I've spent the last year waking up every morning, having four cups of coffee and applying for jobs. I've scoured CareerBuilder and Indeed and Craigslist and weird niches of the internet that I didn't even knew existed. I've had e-mail interviews, phone interviews, three hour interviews at corporate headquarters -- but nah, dude; I'm still chillin in the basement, freelancin and freeballin!

A few weeks ago, I applied for the Chilli's To-Go position -- where you essentially take orders, put them into a computer and ring people up when they come to pick their meals up. Within two hours, I got a rejection e-mail. I could've went into a deep depression, popping Klonopin and wondering why my piece of paper that says I'm a college graduate couldn't provide me with a job slinging boneless buffalo bites.

I didn't. I applied at Applebees.

Frances Ha made me feel at ease with being a cliché. Frances, while the narrative of her life is not linear as it splattered, is sincerely indicative of what it feels like to be on the funeral march toward 30 and still not have that ironclad five-year-plan. She's a little nuts, but she's one of the strongest, most well-defined female characters in some time. She's undefined by a male/boyfriend/husband. Her friend (not friends) is changing and growing-up and she's passive aggressively pissed off. She's self-absorbed and self-obsessed, but not for vanity's sake. She had the courage to leave her family in California to pursue a dream in New York, see that dream left unfulfilled and still not give up.

To me, at this very moment in my life, that's incredibly inspiring. I want to shun Middle America and corporate jobs with an HR department and fantasize about living a Bohemian lifestyle as long as I can, even though I'm in Middle America, would gladly take a corporate job and live in the suburbs! Everything that has white women in New York in present time is being compared to Girls, almost always unfairly. I can relate to that show because hey, we're all twentysomethings and that Icona Pop song is dope, but it doesn't remind me of my life. Frances Ha does. There are no magical offers to write e-books, there are cringes at paying the $3 ATM surcharge.

At a short 86 minutes, I wanted to live in the beautiful black and white New York and Paris that Baumbach and Gerwig created. Forever. Though she hits numerous detours, she never stopped evolving and believing. I want to see the rest of her journey and watch her turn into an old woman who wears hats like Diane Keaton.

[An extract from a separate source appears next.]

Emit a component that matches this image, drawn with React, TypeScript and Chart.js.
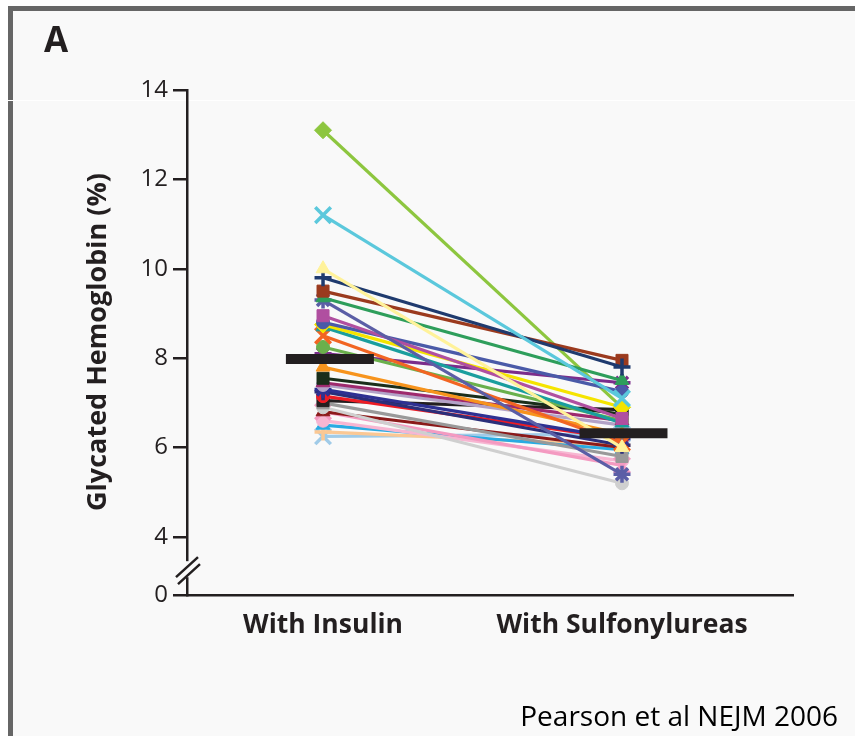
import React, { useEffect, useRef } from "react";
import { Chart, registerables } from "chart.js";

Chart.register(...registerables);

const categories = ["With Insulin", "With Sulfonylureas"];
const yTickValues = [2.7, 4, 6, 8, 10, 12, 14];
const yTickLabels = ["0", "4", "6", "8", "10", "12", "14"];

const insulinValues = [13.1, 11.2, 10.0, 9.8, 9.5, 9.35, 9.3, 8.95, 8.8, 8.75, 8.7, 8.5, 8.25, 8.1, 7.8, 7.55, 7.45, 7.4, 7.3, 7.25, 7.15, 7.05, 7.0, 6.9, 6.8, 6.8, 6.6, 6.5, 6.35, 6.25];
const sulfonylureaValues = [6.9, 7.1, 6.0, 7.8, 7.95, 7.5, 5.4, 6.65, 7.25, 6.9, 6.55, 6.1, 6.6, 7.45, 6.3, 6.75, 6.6, 6.5, 6.2, 6.05, 6.2, 6.85, 5.8, 5.2, 6.0, 5.6, 5.7, 5.95, 6.05, 6.3];
const seriesColors = ["#8dc63f", "#5bc8dc", "#fff29a", "#1f3a6e", "#9b3a1e", "#2e9e5b", "#5b5ea6", "#b04fa0", "#4a5aa8", "#f5e400", "#1a9e9e", "#f26522", "#6ab04c", "#7b2d8b", "#f7941d", "#1a2e1a", "#9e2a6e", "#b3a2c7", "#2e3192", "#2b2f7a", "#ed1c24", "#231f20", "#999999", "#cfcfcf", "#8b1a1a", "#f49ac1", "#f7b6d2", "#29abe2", "#fbc894", "#a0cbe8"];
const seriesMarkers = ["rectRot", "crossRot", "triangle", "cross", "rect", "triangle", "star", "rect", "circle", "rectRot", "triangle", "crossRot", "circle", "star", "triangle", "rect", "triangle", "circle", "star", "cross", "circle", "rect", "rect", "circle", "triangle", "crossRot", "circle", "triangle", "cross", "crossRot"];
const meanValues = [7.98, 6.32];
const meanXOffsets = [0.023, 1.005];

const markerRadius: Record<string, number> = {
  circle: 6.5,
  rect: 8.5,
  rectRot: 8.5,
  crossRot: 11,
  cross: 8.5,
  star: 8.5,
  triangle: 8,
};

export default function App() {
  const canvasRef = useRef<HTMLCanvasElement>(null);

  useEffect(() => {
    const canvas = canvasRef.current;
    if (!canvas) return;

    const lineSets = insulinValues.map((v, i) => {
      const marker = seriesMarkers[i];
      const isStroke = marker === "cross" || marker === "crossRot" || marker === "star";
      return {
        label: "p" + i,
        data: [
          { x: 0, y: v },
          { x: 1, y: sulfonylureaValues[i] },
        ],
        order: i === 0 ? 2 : 1,
        borderColor: seriesColors[i],
        backgroundColor: seriesColors[i],
        borderWidth: 3.2,
        pointStyle: marker,
        pointRadius: markerRadius[marker],
        pointBackgroundColor: seriesColors[i],
        pointBorderColor: seriesColors[i],
        pointBorderWidth: isStroke ? 3.5 : 1,
        showLine: true,
        clip: false as any,
      };
    });

    const meanSet = {
      label: "mean",
      order: 0,
      data: meanValues.map((v, i) => ({ x: meanXOffsets[i], y: v })),
      showLine: false,
      pointStyle: "line",
      pointRadius: 44,
      pointBorderWidth: 10,
      pointBorderColor: "#231f20",
      pointBackgroundColor: "#231f20",
      borderColor: "#231f20",
      clip: false as any,
    };

    const decorations = {
      id: "decorations",
      afterDraw(chart: any) {
        const ctx = chart.ctx;
        const ys = chart.scales.y;
        const x0 = chart.chartArea.left;
        ctx.save();
        // axis break
        const yBreak = ys.getPixelForValue(3.3);
        ctx.fillStyle = "#f9f9f9";
        ctx.fillRect(x0 - 4, yBreak - 7, 8, 16);
        ctx.strokeStyle = "#231f20";
        ctx.lineWidth = 2.5;
        ctx.beginPath();
        ctx.moveTo(x0 - 11, yBreak + 9);
        ctx.lineTo(x0 + 11, yBreak - 11);
        ctx.moveTo(x0 - 9, yBreak + 16);
        ctx.lineTo(x0 + 13, yBreak - 4);
        ctx.stroke();

        // y axis title
        ctx.fillStyle = "#231f20";
        ctx.font = "bold 27px 'Open Sans'";
        ctx.textAlign = "center";
        ctx.textBaseline = "alphabetic";
        ctx.translate(106, 342);
        ctx.rotate(-Math.PI / 2);
        ctx.fillText("Glycated Hemoglobin (%)", 0, 0);
        ctx.restore();

        ctx.save();
        ctx.fillStyle = "#231f20";
        ctx.font = "bold 35px 'Open Sans'";
        ctx.textAlign = "left";
        ctx.textBaseline = "alphabetic";
        ctx.fillText("A", 44, 52);

        ctx.fillStyle = "#000000";
        ctx.font = "28px 'Open Sans'";
        ctx.textAlign = "right";
        ctx.fillText("Pearson et al NEJM 2006", 838, 726);
        ctx.restore();
      },
    };

    const chart = new Chart(canvas, {
      type: "line",
      data: { datasets: [meanSet as any, ...lineSets] },
      options: {
        animation: false,
        responsive: false,
        maintainAspectRatio: false,
        layout: { padding: { left: 0, top: 90, right: 62, bottom: 0 } },
        plugins: { legend: { display: false }, tooltip: { enabled: false } },
        scales: {
          x: {
            type: "linear",
            min: -0.455,
            max: 1.572,
            afterBuildTicks: (scale: any) => {
              scale.ticks = [{ value: 0 }, { value: 1 }];
            },
            afterFit: (scale: any) => {
              scale.height = 141;
            },
            grid: { display: false, drawTicks: false },
            border: { display: true, color: "#231f20", width: 2.5 },
            ticks: {
              autoSkip: false,
              maxRotation: 0,
              padding: 15,
              color: "#231f20",
              font: { family: "'Open Sans'", size: 26.5, weight: "bold" },
              callback: (v: any) => (v === 0 ? categories[0] : v === 1 ? categories[1] : ""),
            },
          },
          y: {
            type: "linear",
            min: 2.7,
            max: 14,
            afterBuildTicks: (scale: any) => {
              scale.ticks = yTickValues.map((v) => ({ value: v }));
            },
            afterFit: (scale: any) => {
              scale.width = 187;
            },
            grid: { display: true, drawOnChartArea: false, drawTicks: true, tickLength: 14, color: "#231f20", lineWidth: 2.5 },
            border: { display: true, color: "#231f20", width: 2.5 },
            ticks: {
              autoSkip: false,
              padding: 5,
              color: "#231f20",
              font: { family: "'Open Sans'", size: 24 },
              callback: (v: any) => {
                const idx = yTickValues.indexOf(v);
                return idx >= 0 ? yTickLabels[idx] : "";
              },
            },
          },
        },
      },
      plugins: [decorations],
    });

    return () => chart.destroy();
  }, []);

  return (
    <div style={{ position: "absolute", left: 0, top: 0, width: 855, height: 736, background: "#ffffff", overflow: "hidden" }}>
      <div
        style={{
          position: "absolute",
          left: 8,
          top: 6,
          width: 870,
          height: 760,
          background: "#f9f9f9",
          borderTop: "5px solid #666666",
          borderLeft: "5px solid #666666",
        }}
      />
      <div style={{ position: "absolute", left: 0, top: 100, width: 855, height: 1, background: "#ffffff" }} />
      <canvas ref={canvasRef} width={855} height={736} style={{ position: "absolute", left: 0, top: 0, width: 855, height: 736 }} />
    </div>
  );
}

I 'm aware this movie and this catharsis may not resonate with you. I have it good. I realize I have it good. I'm a white male from a middle class family! I'm blessed/fortunate/lucky/privileged that I even have an opportunity to get my shit together due to my parents being gracious enough to let me "crash" (indefinitely) at their crib. I'm self-aware of my situation and realize that people have it much, much, much worse, but this is my life right now.

If I learned anything from Frances Ha is that life is a continuous and never-ending process to improve yourself without comprising (all) of your dreams.

Right now, I'm Chris Krap. That last "e" and "k" will come soon.